I had read about potential controversy that the animated film (which I have yet to see), Kung Fu Panda, might have in China, taking a Chinese cultural icon and commercializing it into an American film. Well, Kung Fu Panda was released in China recently – and guess what? it’s a hit. Now some Chinese are asking themselves, “Why can’t we make such popular films?” as reported in The New York Times’ “The Panda That Roared“:
“A few weeks ago, when the movie opened in China, there was already a call for a boycott — on the grounds that foreigners had lifted one of China’s most precious symbols, the panda, and were using it for their own profit. The boycott never got off the ground, and “Kung Fu Panda” was an immediate box office hit. In the last few weeks the movie has provoked a deeper discussion, even a degree of soul-searching and critical self-examination of the sort that China, which has an amazing mix of ambition, self-confidence and insecurity, goes through from time to time. The main question being asked is: How could Western filmmakers have used Chinese themes to create such a brilliant animated movie with such widespread appeal to the Chinese themselves? Why, in other words, doesn’t China itself seem to be able to use its rich traditions to such brilliant cinematic and commercial effect?””
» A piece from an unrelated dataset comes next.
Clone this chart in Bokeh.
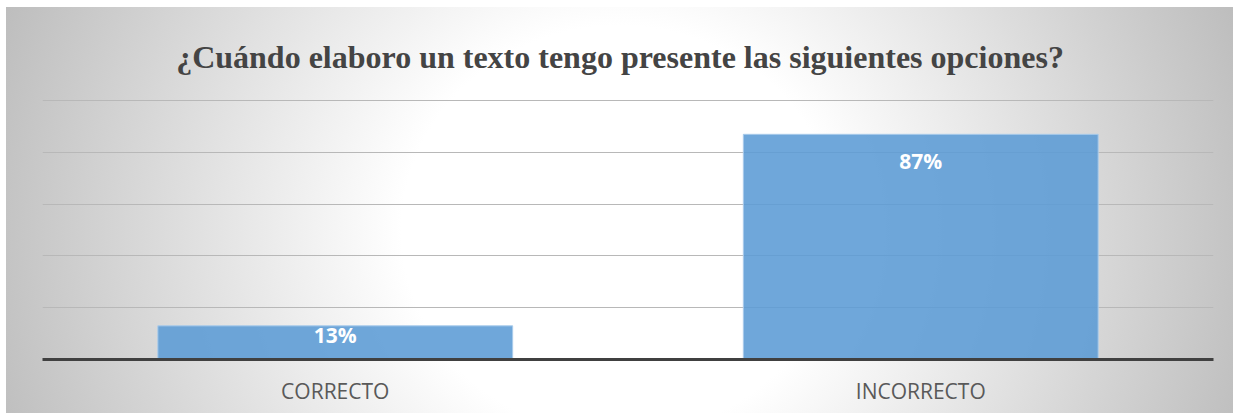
from bokeh.plotting import figure
from bokeh.models import FactorRange, Range1d, FixedTicker, ColumnDataSource, Label
from bokeh.core.properties import value
from bokeh.embed import file_html
from bokeh.resources import INLINE

# data
categories = ["CORRECTO", "INCORRECTO"]
values = [13, 87]
value_labels = ["13%", "87%"]
grid_ticks = [20, 40, 60, 80, 100]
title_text = "¿Cuándo elaboro un texto tengo presente las siguientes opciones?"

# styles
label_offsets = [9, 27]

source = ColumnDataSource(dict(cat=categories, val=values, lab=value_labels, dy=label_offsets))

p = figure(
    x_range=FactorRange(*categories),
    y_range=Range1d(0, 136),
    width=1227, height=406,
    output_backend="svg",
    toolbar_location=None,
    min_border_left=36, min_border_right=20,
    min_border_top=0, min_border_bottom=54,
)

p.styles = {
    "margin": "7px 0 0 6px",
    "background": "radial-gradient(ellipse 660px 620px at 50% 55%, #ffffff 0%, #ffffff 33%, #bdbdbd 100%)",
}
p.background_fill_alpha = 0
p.border_fill_alpha = 0
p.outline_line_color = None

p.vbar(x="cat", top="val", width=0.606, source=source,
       fill_color="#5b9bd5", fill_alpha=0.88, line_color="#a9cbeb", line_width=1)

p.text(x="cat", y="val", text="lab", y_offset="dy", source=source,
       text_align="center", text_baseline="middle", text_color="white",
       text_font=value("Open Sans"), text_font_style="bold", text_font_size="21px")

p.ygrid.ticker = FixedTicker(ticks=grid_ticks)
p.ygrid.grid_line_color = "#b8b8b8"
p.ygrid.grid_line_width = 1
p.xgrid.visible = False
p.yaxis.visible = False

ax = p.xaxis[0]
ax.axis_line_color = "#404040"
ax.axis_line_width = 3
ax.major_tick_line_color = None
ax.minor_tick_line_color = None
ax.major_tick_out = 0
ax.major_label_standoff = 17
ax.major_label_text_font = "Open Sans"
ax.major_label_text_font_size = "21px"
ax.major_label_text_color = "#595959"

title = Label(
    x=1.0, y=grid_ticks[-1], x_units="data", y_units="data",
    x_offset=-8, y_offset=44,
    text=title_text, text_align="center", text_baseline="alphabetic",
    text_font="Liberation Serif", text_font_style="bold",
    text_font_size="32px", text_color="#444444",
)
p.add_layout(title)

open("out.html", "w").write(file_html(p, INLINE))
Some of the reasons are that China doesn’t have as big or historically strong animation market and industry like the United States. However, the broader questions brought up by some Chinese is the constrictive atmosphere of cultural and artistic freedom that China doesn’t enjoy. That’s not necessarily a surprise. I’m sure that in America, we take for granted our freedom of speech which leads to quite an atmosphere of freedom of expression and creativity.